Ahora sal de la anciana y aléjate dos pasos de ella. Observa su figura encogida y aterrada desde esa distancia.
Concentra tu vista en su hombro. Mira atentamente en él. Hay una mano amablemente apoyada en su hombro. Levanta la vista. Observa la túnica que envuelve esa mano. Descubre la presencia de Jesús junto a la anciana.
Su rostro refleja el dolor de la anciana, pero sus ojos la miran como amorosa misericordia. Él está con ella, en mitad de su desgracia y de su soledad. La acompaña y la vigila.
Lleva haciéndolo desde que tomó el camino por el que abandonó la aldea. Estuvo a su lado durante miles de kilómetros, guiando su camino. Le hizo compañía en los momentos más difíciles del camino.
La guió en la oscuridad para que no cayera en algún agujero ni tropezara con alguna piedra del camino.
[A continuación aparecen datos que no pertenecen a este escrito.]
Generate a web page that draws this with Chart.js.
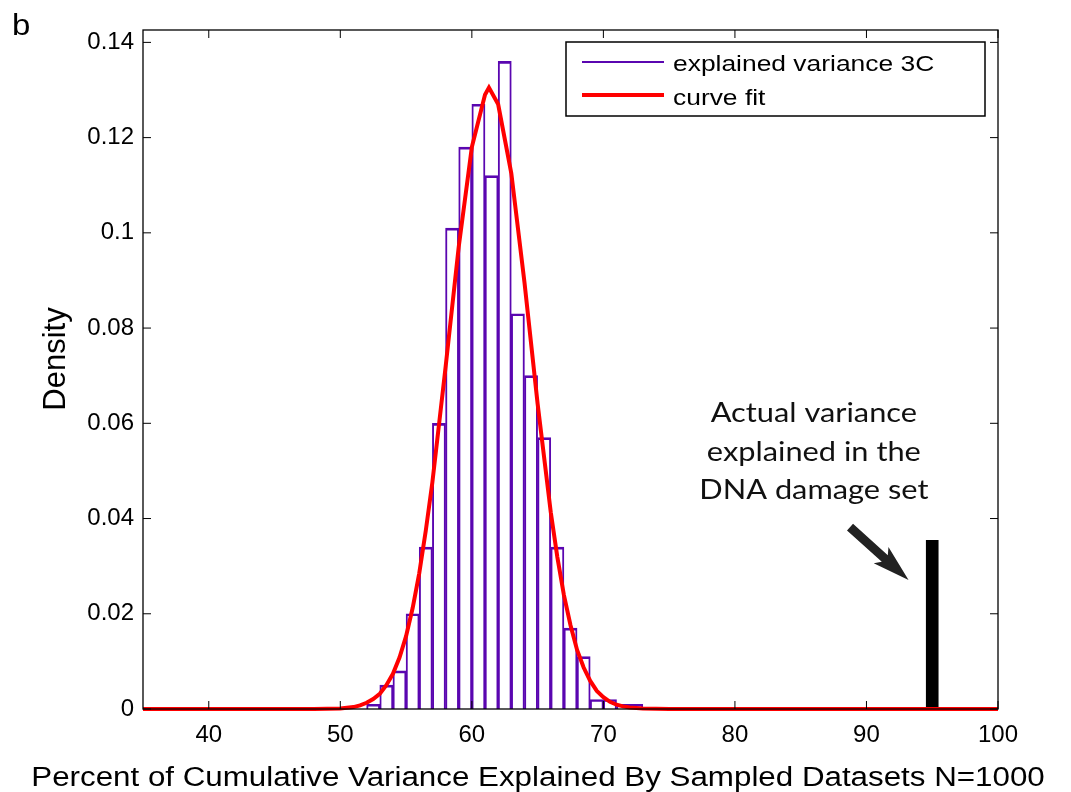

La abrazó en el momento más frío de la madrugada. Puso en su mano comida, cuando había perdido toda esperanza de volver a comer y sentía las fuerzas desfallecer. Desvió sus pasos hacia una fuente de agua limpia cuando la sed la consumía.
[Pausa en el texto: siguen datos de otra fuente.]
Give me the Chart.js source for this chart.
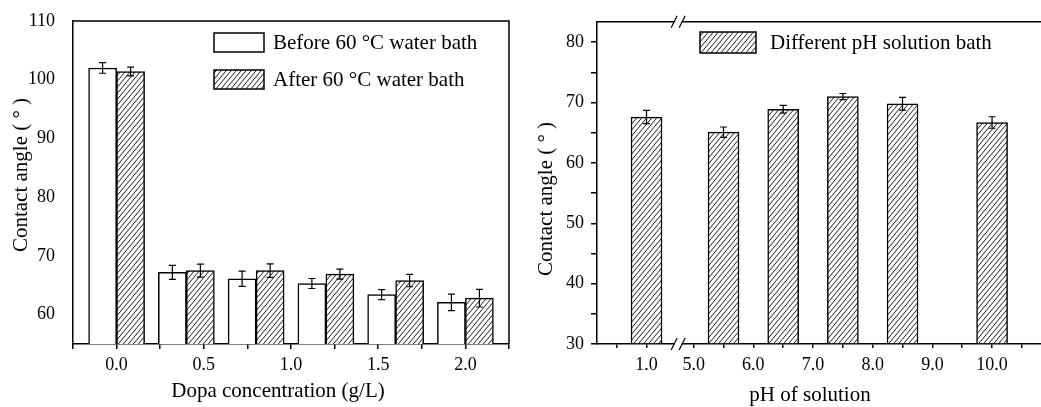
<!DOCTYPE html>
<html>
<head>
<meta charset="utf-8">
<script src="https://cdn.jsdelivr.net/npm/chart.js@4.4.1/dist/chart.umd.min.js"></script>
<style>
  html, body { margin: 0; padding: 0; background: #fff; overflow: hidden; }
  #left { position: absolute; left: 0; top: 0; }
  #right { position: absolute; left: 520px; top: 0; }
</style>
</head>
<body>
<canvas id="left" width="520" height="407"></canvas>
<canvas id="right" width="521" height="407"></canvas>
<script>
// left panel: contact angle vs dopa concentration
const dopaConc = [0.0, 0.4, 0.8, 1.2, 1.6, 2.0];
const beforeAngle = [102.0, 67.2, 66.1, 65.3, 63.4, 62.1];
const beforeErr = [0.9, 1.2, 1.3, 0.85, 0.85, 1.4];
const afterAngle = [101.4, 67.5, 67.5, 66.9, 65.8, 62.8];
const afterErr = [0.75, 1.1, 1.15, 0.85, 1.05, 1.5];
const dopaTicks = [-0.25, 0, 0.25, 0.5, 0.75, 1.0, 1.25, 1.5, 1.75, 2.0, 2.25];
const angleTicksLeft = [60, 70, 80, 90, 100, 110];

// right panel: contact angle vs pH (axis broken between 1 and 5)
const phValues = [1.0, 5.5, 6.5, 7.5, 8.5, 10.0];
const phAngle = [67.6, 65.1, 68.9, 71.0, 69.8, 66.7];
const phErr = [1.1, 0.85, 0.65, 0.5, 1.05, 0.95];
const phMajor = [1.0, 5.0, 6.0, 7.0, 8.0, 9.0, 10.0];
const phMinor = [0.5, 5.5, 6.5, 7.5, 8.5, 9.5, 10.5];
const angleTicksRight = [30, 35, 40, 45, 50, 55, 60, 65, 70, 75, 80];

const BREAK_SHIFT = 3.21;   // pH < 3 gets pushed right to sit just before 5.0
const BREAK_AT = 4.74;
const toAxis = ph => ph < 3 ? ph + BREAK_SHIFT : ph;

const FONT = "'Liberation Serif', 'Times New Roman', serif";
Chart.defaults.font.family = FONT;
Chart.defaults.color = '#000';

function hatch(canvas) {
  const w = 5, h = 6;
  const c = document.createElement('canvas');
  c.width = w; c.height = h;
  const g = c.getContext('2d');
  g.fillStyle = '#fff';
  g.fillRect(0, 0, w, h);
  g.strokeStyle = '#000';
  g.lineWidth = 0.9;
  for (let k = -1; k <= 1; k++) {
    g.beginPath();
    g.moveTo(k * w, h);
    g.lineTo((k + 1) * w, 0);
    g.stroke();
  }
  return canvas.getContext('2d').createPattern(c, 'repeat');
}

const errorBars = {
  id: 'errorBars',
  afterDatasetsDraw(chart) {
    const ctx = chart.ctx, y = chart.scales.y;
    chart.data.datasets.forEach((ds, i) => {
      chart.getDatasetMeta(i).data.forEach((bar, j) => {
        const v = ds.data[j].y, e = ds.errors[j];
        const top = y.getPixelForValue(v + e), bot = y.getPixelForValue(v - e);
        ctx.save();
        ctx.strokeStyle = '#000';
        ctx.lineWidth = 1.2;
        ctx.beginPath();
        ctx.moveTo(bar.x, top); ctx.lineTo(bar.x, bot);
        ctx.moveTo(bar.x - 3.5, top); ctx.lineTo(bar.x + 3.5, top);
        ctx.moveTo(bar.x - 3.5, bot); ctx.lineTo(bar.x + 3.5, bot);
        ctx.stroke();
        ctx.restore();
      });
    });
  }
};

// top line (and right line) of the frame
const frame = {
  id: 'frame',
  afterDraw(chart, args, opts) {
    const { ctx, chartArea: a } = chart;
    ctx.save();
    ctx.strokeStyle = '#000';
    ctx.lineWidth = 1.5;
    ctx.beginPath();
    ctx.moveTo(a.left, a.top);
    ctx.lineTo(a.right, a.top);
    if (opts.right) ctx.lineTo(a.right, a.bottom);
    ctx.stroke();
    ctx.restore();
  }
};

const boxLegend = {
  id: 'boxLegend',
  afterDraw(chart, args, opts) {
    const ctx = chart.ctx;
    ctx.save();
    opts.items.forEach(it => {
      const ds = chart.data.datasets[it.ds];
      ctx.fillStyle = ds.backgroundColor;
      ctx.fillRect(it.x, it.y, it.w, it.h);
      ctx.strokeStyle = '#000';
      ctx.lineWidth = 1.5;
      ctx.strokeRect(it.x, it.y, it.w, it.h);
      ctx.fillStyle = '#000';
      ctx.font = '21px ' + FONT;
      ctx.textAlign = 'left';
      ctx.textBaseline = 'middle';
      ctx.fillText(ds.label, it.x + it.w + it.gap, it.y + it.h / 2 + 1);
    });
    ctx.restore();
  }
};

const axisTitles = {
  id: 'axisTitles',
  afterDraw(chart, args, opts) {
    const ctx = chart.ctx;
    ctx.save();
    ctx.fillStyle = '#000';
    ctx.font = '21px ' + FONT;
    ctx.textAlign = 'center';
    ctx.textBaseline = 'middle';
    opts.items.forEach(t => {
      ctx.save();
      ctx.translate(t.x, t.y);
      if (t.vertical) ctx.rotate(-Math.PI / 2);
      ctx.fillText(t.text, 0, 0);
      ctx.restore();
    });
    ctx.restore();
  }
};

const axisBreak = {
  id: 'axisBreak',
  afterDraw(chart) {
    const { ctx, chartArea: a } = chart;
    const x = chart.scales.x.getPixelForValue(BREAK_AT);
    ctx.save();
    [a.top, a.bottom].forEach(y => {
      ctx.fillStyle = '#fff';
      ctx.fillRect(x - 3.5, y - 2, 7, 4);
      ctx.strokeStyle = '#000';
      ctx.lineWidth = 1.2;
      ctx.beginPath();
      ctx.moveTo(x - 7, y + 6); ctx.lineTo(x - 1, y - 6);
      ctx.moveTo(x + 1, y + 6); ctx.lineTo(x + 7, y - 6);
      ctx.stroke();
    });
    ctx.restore();
  }
};

const tickFont = { size: 18, family: FONT };
const axisBorder = { display: true, color: '#000', width: 1.5 };

// left chart
const leftCanvas = document.getElementById('left');
new Chart(leftCanvas, {
  type: 'bar',
  data: {
    datasets: [
      {
        label: 'Before 60 °C water bath',
        data: dopaConc.map((x, i) => ({ x, y: beforeAngle[i] })),
        errors: beforeErr,
        backgroundColor: '#fff',
        borderColor: '#000',
        borderWidth: 1.5,
        barThickness: 28,
        base: 55
      },
      {
        label: 'After 60 °C water bath',
        data: dopaConc.map((x, i) => ({ x, y: afterAngle[i] })),
        errors: afterErr,
        backgroundColor: hatch(leftCanvas),
        borderColor: '#000',
        borderWidth: 1.5,
        barThickness: 28,
        base: 55
      }
    ]
  },
  options: {
    responsive: false,
    animation: false,
    events: [],
    layout: { padding: { top: 21, right: 11, left: 0, bottom: 0 } },
    plugins: {
      legend: { display: false },
      tooltip: { enabled: false },
      frame: { right: true },
      boxLegend: {
        items: [
          { ds: 0, x: 214, y: 33, w: 50, h: 19, gap: 9 },
          { ds: 1, x: 214, y: 70, w: 50, h: 19, gap: 9 }
        ]
      },
      axisTitles: {
        items: [
          { text: 'Contact angle ( ° )', x: 21, y: 175, vertical: true },
          { text: 'Dopa concentration (g/L)', x: 278, y: 391 }
        ]
      }
    },
    scales: {
      x: {
        type: 'linear',
        min: -0.25,
        max: 2.25,
        offset: false,
        grid: { display: true, offset: false, drawOnChartArea: false, drawTicks: true, tickLength: 5, color: '#000', lineWidth: 1.5 },
        border: axisBorder,
        ticks: {
          autoSkip: false,
          maxRotation: 0,
          padding: 5,
          font: tickFont,
          color: '#000',
          callback: v => Math.abs(v * 2 - Math.round(v * 2)) < 1e-6 ? v.toFixed(1) : ''
        },
        afterBuildTicks: s => { s.ticks = dopaTicks.map(v => ({ value: v })); },
        afterFit: s => { s.height = 63; }
      },
      y: {
        min: 55,
        max: 110,
        beginAtZero: false,
        grid: { display: false },
        border: axisBorder,
        ticks: { padding: 10, font: tickFont, color: '#000' },
        afterBuildTicks: s => { s.ticks = angleTicksLeft.map(v => ({ value: v })); },
        afterFit: s => { s.width = 73; }
      }
    }
  },
  plugins: [errorBars, frame, boxLegend, axisTitles]
});

// right chart
const rightCanvas = document.getElementById('right');
const phTicks = phMajor.concat(phMinor).map(toAxis).sort((a, b) => a - b);
new Chart(rightCanvas, {
  type: 'bar',
  data: {
    datasets: [
      {
        label: 'Different pH solution bath',
        data: phValues.map((p, i) => ({ x: toAxis(p), y: phAngle[i] })),
        errors: phErr,
        backgroundColor: hatch(rightCanvas),
        borderColor: '#000',
        borderWidth: 1.5,
        barThickness: 31,
        base: 30
      }
    ]
  },
  options: {
    responsive: false,
    animation: false,
    events: [],
    layout: { padding: { top: 21.7, right: 0, left: 0, bottom: 0 } },
    plugins: {
      legend: { display: false },
      tooltip: { enabled: false },
      frame: { right: false },
      boxLegend: {
        items: [{ ds: 0, x: 180, y: 32, w: 56, h: 21, gap: 14 }]
      },
      axisTitles: {
        items: [
          { text: 'Contact angle ( ° )', x: 26, y: 199, vertical: true },
          { text: 'pH of solution', x: 290, y: 395 }
        ]
      }
    },
    scales: {
      x: {
        type: 'linear',
        min: 3.38,
        max: 10.82,
        offset: false,
        grid: { display: true, offset: false, drawOnChartArea: false, drawTicks: true, tickLength: 4, color: '#000', lineWidth: 1.5 },
        border: axisBorder,
        ticks: {
          autoSkip: false,
          maxRotation: 0,
          padding: 6,
          font: tickFont,
          color: '#000',
          callback: v => {
            const m = phMajor.find(p => Math.abs(toAxis(p) - v) < 1e-6);
            return m === undefined ? '' : m.toFixed(1);
          }
        },
        afterBuildTicks: s => { s.ticks = phTicks.map(v => ({ value: v })); },
        afterFit: s => { s.height = 63; }
      },
      y: {
        min: 30,
        max: 83.4,
        beginAtZero: false,
        grid: { display: true, drawOnChartArea: false, drawTicks: true, tickLength: 6, color: '#000', lineWidth: 1.5 },
        border: axisBorder,
        ticks: {
          padding: 7,
          font: tickFont,
          color: '#000',
          callback: v => v % 10 === 0 ? v : ''
        },
        afterBuildTicks: s => { s.ticks = angleTicksRight.map(v => ({ value: v })); },
        afterFit: s => { s.width = 77; }
      }
    }
  },
  plugins: [errorBars, frame, boxLegend, axisTitles, axisBreak]
});
</script>
</body>
</html>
Le susurró durante todo el viaje palabras de aliento y alivio. Y permanecerá allí, a su lado, cuidando de ella hasta que se cumpla el momento en el que Dios Padre la llame a su encuentro. ¿Cómo, si no, habría podido una anciana, débil, abandonada y exhausta, llegar tan lejos? ¿Cómo, si no, podría haber sobrevivido a tantas calamidades? ¿Cómo, si no, crees que podría sentir la anciana el alivio y el consuelo que expresan los ojos de la anciana, si todo lo que la rodea invita a la desesperanza y la rendición?
Ella se estremece y, con mucho esfuerzo, se lleva su mano hasta su hombro izquierdo. Respira profundamente, se santigua y, contra todo pronóstico, esboza una tierna sonrisa de paz.